Em Perth, a menina se gabava por que, ao contrário do que acontecia na casa concorrente, onde ela trabalhava não era obrigatório abrir as pernas durante a dança. Já em Townsville, as garotas dão duro pra conseguir os tais $50. Para cada sofazinho tinha uma mesinha. Enquanto os caras ficavam sentados no sofá, as meninas faziam strip na mesinha, o que incluía alongamentos absurdos com a perna. Outra vez, vi uma das meninas batendo altos papos com o cara. Ele sentadinho no sofá e ela, nua, deitada de bruços no chão, em cima daquele carpete provavelmente imundo.

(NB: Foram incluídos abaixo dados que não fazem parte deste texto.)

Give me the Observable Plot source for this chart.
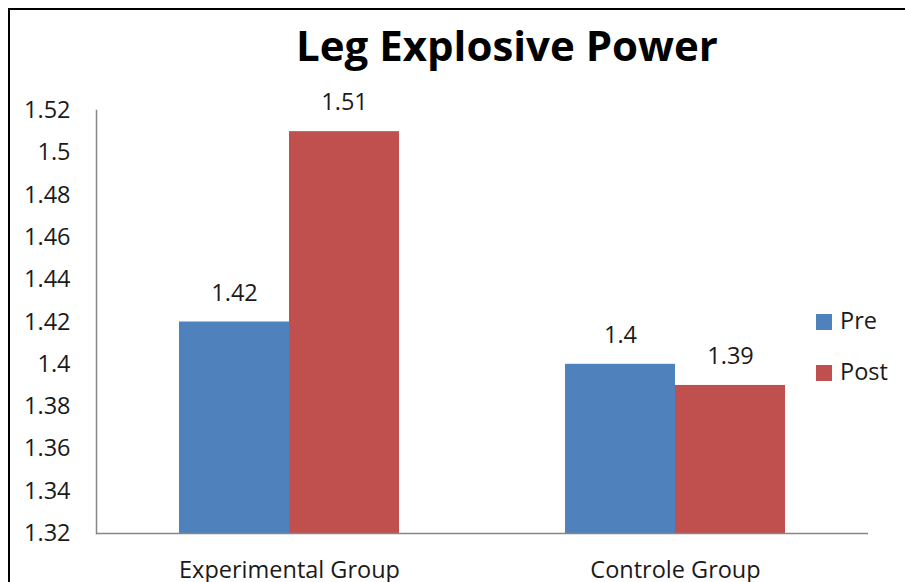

O andar de baixo ainda tem chuveiro dentro de um box transparente, mas ninguém usa. O show na ducha foi cancelado e riscado dos flyers antigos antes de eu começar a trabalhar lá.

Num ambiente tão diferente, a surpresa é que os caras respeitem tanto quem está no bar. Como hostess é diferente. Ouve-se gracinhas, perguntam que horas que vai ser a sua vez de dançar e coisas do tipo. Já como bartender, o máximo que rola são umas conversinhas bobas, um pedido de telefone, mas tudo dentro do normal, nada conectado a uma casa de stripper. E daí vem o lado bom. Se dizem que toda mulher tem a fantasia de saber como seria a vida de uma garota de programa, eu cheguei perto e trabalhei num strip club, mesmo sem nunca ter tirado uma peça de roupa. Quase um exercício de jornalismo, e ainda com ótimas gorjetas. Se as meninas ficavam com as notas, eu recebia cerca de 60 dólares por noite só em tips, a maior parte em moedas. Afinal, como diria meu gerente, "elas não têm bolso".